The youngster at the door is about to become Scotland’s first female First Minister
Standing in front of 50 battle-weary SNP members, Kay Ullrich pointed to the 21-year-old law student next to her and said: “This lady here will be the first female leader of the SNP one day.”
Nicola Sturgeon blushed and smiled, her mother Joan in the back row of the meeting beamed with pride.
The scene was the 1992 candidate selection meeting for the then lost cause Westminster seat of Glasgow Shettleston.
Miss Sturgeon was selected for the seat as the party’s youngest-ever candidate and lost, but has never really looked back in a political journey which will next month see her installed as Scotland’s first female First Minister.

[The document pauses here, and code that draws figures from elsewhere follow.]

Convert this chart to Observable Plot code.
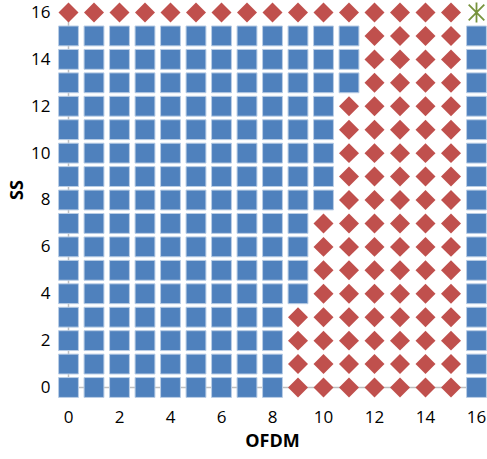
<!DOCTYPE html>
<html>
<head>
<meta charset="utf-8">
<script src="https://cdn.jsdelivr.net/npm/d3@7"></script>
<script src="https://cdn.jsdelivr.net/npm/@observablehq/plot@0.6"></script>
<style>
  html, body { margin: 0; padding: 0; background: #fff; }
  #chart { width: 487px; height: 459px; }
</style>
</head>
<body>
<div id="chart"></div>
<script>
// Axis ticks
const xTicks = [0, 2, 4, 6, 8, 10, 12, 14, 16];
const yTicks = [0, 2, 4, 6, 8, 10, 12, 14, 16];
// SS rows 0..15 and the last OFDM value that is a blue square in each row
const ssRows = [0, 1, 2, 3, 4, 5, 6, 7, 8, 9, 10, 11, 12, 13, 14, 15];
const lastSquare = [8, 8, 8, 8, 9, 9, 9, 9, 10, 10, 10, 10, 10, 11, 11, 11];
// OFDM columns 0..15 (plus the extra column at 16)
const ofdmCols = [0, 1, 2, 3, 4, 5, 6, 7, 8, 9, 10, 11, 12, 13, 14, 15];
const extraCol = 16;
const topRow = 16;
const starPoint = [{ofdm: 16, ss: 16}];

const squares = [];
const diamonds = [];
ssRows.forEach((s, i) => {
  ofdmCols.forEach(o => {
    if (o <= lastSquare[i]) squares.push({ofdm: o, ss: s});
    else diamonds.push({ofdm: o, ss: s});
  });
  squares.push({ofdm: extraCol, ss: s});
});
ofdmCols.forEach(o => diamonds.push({ofdm: o, ss: topRow}));

const starSymbol = {
  draw(context, size) {
    const r = 10;
    const d = r * 0.78;
    context.moveTo(0, -r); context.lineTo(0, r);
    context.moveTo(-d, -d); context.lineTo(d, d);
    context.moveTo(-d, d); context.lineTo(d, -d);
  }
};

const font = "'Open Sans', 'DejaVu Sans', sans-serif";
const chart = Plot.plot({
  width: 487,
  height: 459,
  marginLeft: 68,
  marginRight: 11,
  marginTop: 12,
  marginBottom: 72,
  style: {fontFamily: font, fontSize: "17px", color: "#000", background: "#fff"},
  x: {domain: [0, 16], axis: null},
  y: {domain: [0, 16], axis: null},
  marks: [
    Plot.ruleX([0], {stroke: "#BFBFBF", strokeWidth: 1.5}),
    Plot.ruleY([0], {stroke: "#BFBFBF", strokeWidth: 1.5}),
    Plot.axisX({ticks: xTicks, tickSize: 0, tickPadding: 23, label: null, fontSize: 17, fill: "#000", tickFormat: d => String(d)}),
    Plot.axisY({ticks: yTicks, tickSize: 0, tickPadding: 18, label: null, fontSize: 17, fill: "#000", tickFormat: d => String(d)}),
    Plot.dot(squares, {x: "ofdm", y: "ss", symbol: "square", r: 11.2, fill: "#4F81BD", stroke: "#B9CDE5", strokeWidth: 1}),
    Plot.dot(diamonds, {x: "ofdm", y: "ss", symbol: "diamond2", r: 9, fill: "#C0504D", stroke: "none"}),
    Plot.dot(starPoint, {x: "ofdm", y: "ss", symbol: starSymbol, r: 9, fill: "none", stroke: "#77933C", strokeWidth: 1.8}),
    Plot.text(["SS"], {frameAnchor: "left", dx: -51, rotate: -90, fontWeight: "bold", fontSize: 18, fill: "#000"}),
    Plot.text(["OFDM"], {frameAnchor: "bottom", dy: 59, fontWeight: "bold", fontSize: 18, fill: "#000"})
  ]
});
document.getElementById("chart").appendChild(chart);
</script>
</body>
</html>
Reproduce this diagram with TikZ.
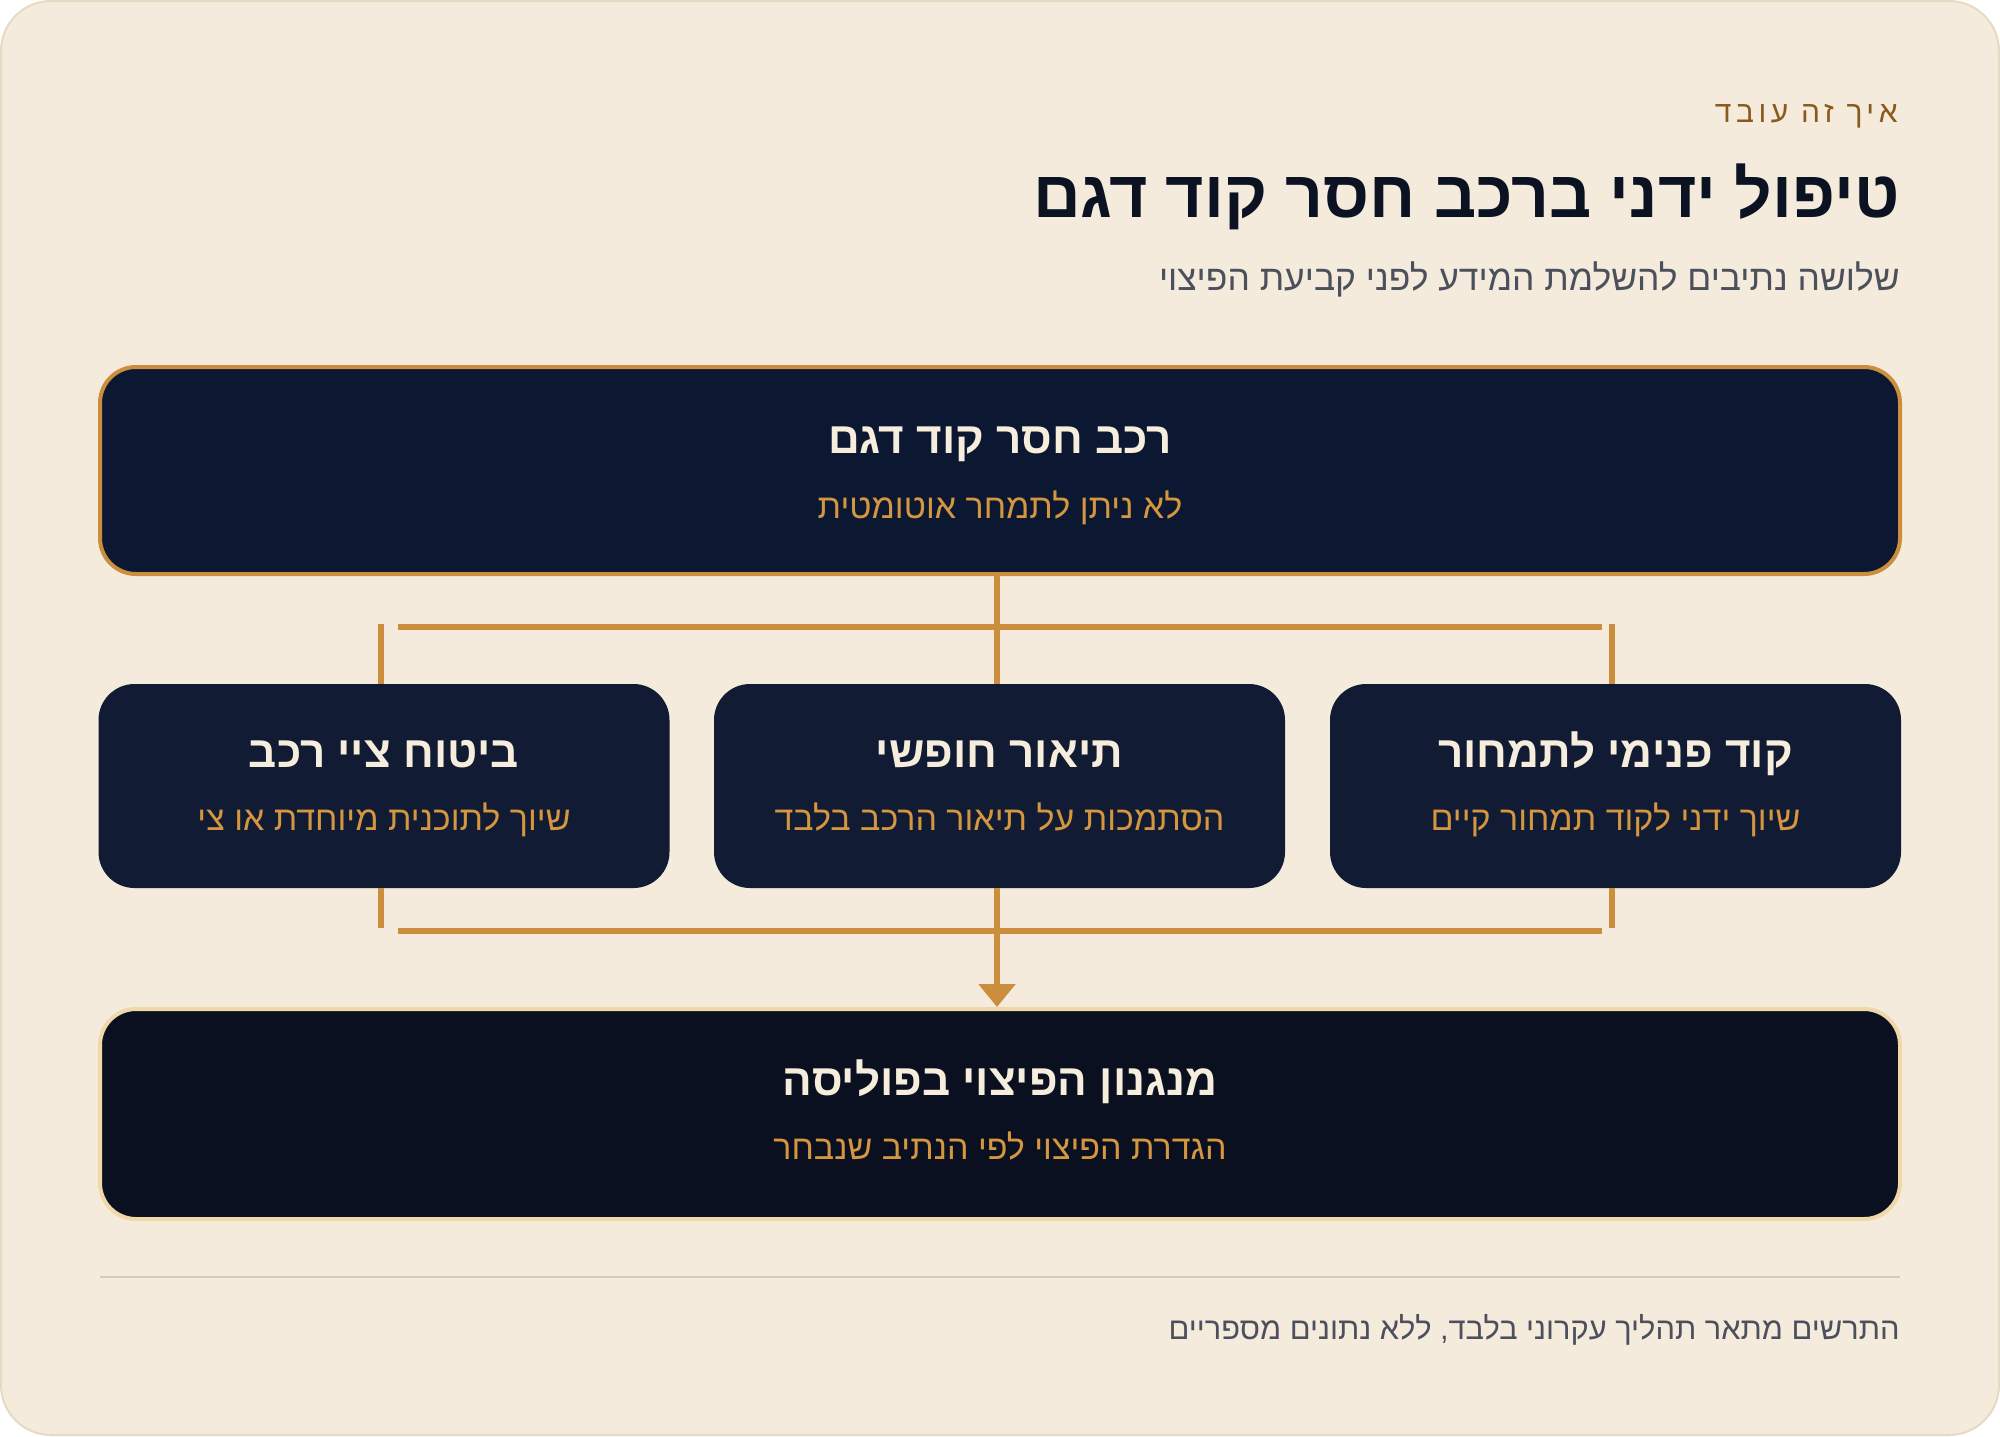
\documentclass[tikz,border=0pt]{standalone}
\usepackage{fontspec}
\setmainfont{Liberation Sans}
\newfontfamily\heb[Script=Hebrew]{Liberation Sans}
\newfontfamily\hebsp[Script=Hebrew,LetterSpace=15]{Liberation Sans}
\TeXXeTstate=1
\usetikzlibrary{arrows.meta}
\definecolor{cardbg}{HTML}{F4EBDC}
\definecolor{cardline}{HTML}{E6DAC3}
\definecolor{ink}{HTML}{0B1222}
\definecolor{eyebrow}{HTML}{8A5A1C}
\definecolor{muted}{HTML}{4B505C}
\definecolor{topfill}{HTML}{0C1731}
\definecolor{midfill}{HTML}{111B33}
\definecolor{botfill}{HTML}{0A1020}
\definecolor{goldline}{HTML}{CB8E3C}
\definecolor{paleline}{HTML}{F0D8A8}
\definecolor{cream}{HTML}{F6EDDC}
\definecolor{goldtext}{HTML}{D4963F}
\definecolor{sepline}{HTML}{D5CCBE}
\tikzset{
  boxbase/.style={inner sep=0pt, rounded corners=18pt},
  topbox/.style={boxbase, fill=topfill, draw=goldline, line width=2pt, minimum width=900pt, minimum height=103.5pt},
  midbox/.style={boxbase, fill=midfill, minimum width=285.5pt, minimum height=102pt},
  botbox/.style={boxbase, fill=botfill, draw=paleline, line width=2pt, minimum width=900pt, minimum height=105pt},
  boxtitle/.style={anchor=base, inner sep=0pt, text=cream, font=\heb\bfseries\fontsize{22}{26}\selectfont},
  boxsub/.style={anchor=base, inner sep=0pt, text=goldtext, font=\heb\fontsize{17}{21}\selectfont},
  conn/.style={draw=goldline, line width=2.8pt},
  rtext/.style={anchor=base east, inner sep=0pt}
}
\begin{document}
\begin{tikzpicture}[x=0.5pt,y=-0.5pt]
\useasboundingbox (0,0) rectangle (2000,1436);
\fill[cardbg, draw=cardline, line width=1pt, rounded corners=25pt] (1,1) rectangle (1999,1435);

% header
\node[rtext, text=eyebrow, font=\hebsp\fontsize{15}{17}\selectfont] (eyebrowtxt) at (1898,122) {\beginR איך זה עובד\endR};
\node[rtext, text=ink, font=\heb\bfseries\fontsize{33}{38}\selectfont] (title) at (1900,217) {\beginR טיפול ידני ברכב חסר קוד דגם\endR};
\node[rtext, text=muted, font=\heb\fontsize{17.7}{22}\selectfont] (subtitle) at (1900,290) {\beginR שלושה נתיבים להשלמת המידע לפני קביעת הפיצוי\endR};

% boxes
\node[topbox] (top) at (1000,470.5) {};
\node[boxtitle] (toptitle) at (1000,453) {\beginR רכב חסר קוד דגם\endR};
\node[boxsub] (topsub) at (1000,518) {\beginR לא ניתן לתמחר אוטומטית\endR};

\node[midbox] (b1) at (384,786) {};
\node[midbox] (b2) at (999.5,786) {};
\node[midbox] (b3) at (1615.5,786) {};
\node[boxtitle] (b1t) at (384,767) {\beginR ביטוח ציי רכב\endR};
\node[boxsub] (b1s) at (384,830) {\beginR שיוך לתוכנית מיוחדת או צי\endR};
\node[boxtitle] (b2t) at (999.5,767) {\beginR תיאור חופשי\endR};
\node[boxsub] (b2s) at (999.5,830) {\beginR הסתמכות על תיאור הרכב בלבד\endR};
\node[boxtitle] (b3t) at (1615.5,767) {\beginR קוד פנימי לתמחור\endR};
\node[boxsub] (b3s) at (1615.5,830) {\beginR שיוך ידני לקוד תמחור קיים\endR};

\node[botbox] (bot) at (1000,1114) {};
\node[boxtitle] (bott) at (1000,1095) {\beginR מנגנון הפיצוי בפוליסה\endR};
\node[boxsub] (bots) at (1000,1159) {\beginR הגדרת הפיצוי לפי הנתיב שנבחר\endR};

% connectors
\coordinate (trunk) at (997,0);
\coordinate (lefttick) at (381,0);
\coordinate (righttick) at (1612,0);
\coordinate (hl1) at (398,627);
\coordinate (hr1) at (1602,627);
\coordinate (hl2) at (398,931);
\coordinate (hr2) at (1602,931);
\coordinate (tt1) at (381,624);
\coordinate (tt2) at (1612,624);
\coordinate (bt1) at (381,928);
\coordinate (bt2) at (1612,928);

\draw[conn] (top.south -| trunk) -- (b2.north -| trunk);
\draw[conn] (hl1) -- (hr1);
\draw[conn] (tt1) -- (b1.north -| lefttick);
\draw[conn] (tt2) -- (b3.north -| righttick);
\draw[conn] (b1.south -| lefttick) -- (bt1);
\draw[conn] (b3.south -| righttick) -- (bt2);
\draw[conn] (hl2) -- (hr2);
\draw[conn, -{Triangle[width=18pt,length=11.5pt]}] (b2.south -| trunk) -- (bot.north -| trunk);

% footer
\coordinate (sepl) at (100,1277);
\coordinate (sepr) at (1900,1277);
\draw[sepline, line width=1pt] (sepl) -- (sepr);
\node[rtext, text=muted, font=\heb\fontsize{15.4}{19}\selectfont] (footer) at (1900,1339) {\beginR התרשים מתאר תהליך עקרוני בלבד, ללא נתונים מספריים\endR};
\end{tikzpicture}
\end{document}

Kay Ullrich, a former SNP West of Scotland MSP, has known Nicola since she was 16 when the youngster chapped her door to get involved with her bid to become MP for Cunninghame South in 1987.
Speaking from her Ayrshire home, the 71-year-old recalled: “She said, ‘Hello, Mrs Ullrich. Can I help with your campaign?’, so of course I whipped her in as soon as I could.
“It was a bad time for the SNP in the 1980s but we had quite a wee group of young nationalists and you could tell she was one for the future.
“She integrated quickly, she had been motivated by her modern studies teacher, Mr Kelso, at Greenwood Academy who also taught both my children he was a fine teacher.”
Last week, within a day of Miss Sturgeon being confirmed as the next SNP leader and First Minister in waiting, she sold out 12,000 tickets for a rally in Glasgow’s Hydro at the end of next month.
The party has also more than trebled its membership in the weeks since losing the referendum, but it is a position which sharply contrasts with the situation in 1987.
“If Nicola Sturgeon had been politically ambitious she wouldn’t have joined the SNP in 1987, it was not exactly a career path,” explained Mrs Ullrich. “She chose the SNP, which was unusual.
“I ran in 1983 and 1987 locally and I knew it was ‘Sister Anna with the banner’ time but Nicola still turned up and really got caught up in it all.
“She remained a member of our constituency but then, five years later, she stood as a candidate in her own right as a 21-year-old.
“I spoke at her adoption meeting. I said, ‘This lady here will be the first female leader of the SNP one day,’ and I meant it.
“So Nicola started going to party conferences and then, in 1999, I was in the Scottish Parliament as health spokesperson and she was there too as education spokeswoman, and I just saw her just blossom and blossom as the years went on.”
Mrs Ullrich added: “She was determined but her motivation was a social conscience.
“I’m too past it to give you any guff this was clearly a girl with a social conscience.
“Poverty drives her. You’ve got to remember the school she came from at that time was predominately working class and in the 1980s she saw poverty in full effect.”
As well as vouching for her in 1992, Mrs Ullrich signed Miss Sturgeon’s nomination to be leader in 2004 before she ultimately stood aside to allow Alex Salmond to return and again this month when she went for the top job.
Asked if missing out on becoming SNP leader was a blow the last time round, the former social worker who is in her 50th year as an SNP member said: “I don’t think so. Nicola wanted to be leader but when Alex came back, it enabled her to serve an apprenticeship, and boy, has she proved herself.
“I think she just recognised that Alex Salmond was the guy, the best option for that time.”
Mrs Ullrich thinks the welcome “headache” for Miss Sturgeon is the extra members who have joined the SNP.
She said: “The problems created since the referendum is 50,000 members. She is going to have to be all encompassing.
“These are people who have not been political before and it will require a special approach to take everyone with her.
“As First Minister it will be a different style. For one thing she is a woman, and she will care about all of the people in Scotland.
“And I hope she does have the skills to get away from the tribalism we have in Scottish politics. It began to happen in the referendum but we’ve got some way to go.”
Mrs Ullrich says Miss Sturgeon will care little for the trappings which come with the top job in Scotland, such as the keys to Bute House, though adds she is “a great hostess”.
And the current SNP deputy leader will not forget her roots.
“She’s kept in touch. Her parents live just round the corner from me and she’s still very loyal to her roots she’s appeared at all of my birthday parties,” Mrs Ullrich added.
“And her mum and dad are just beaming with pride at what she has achieved.”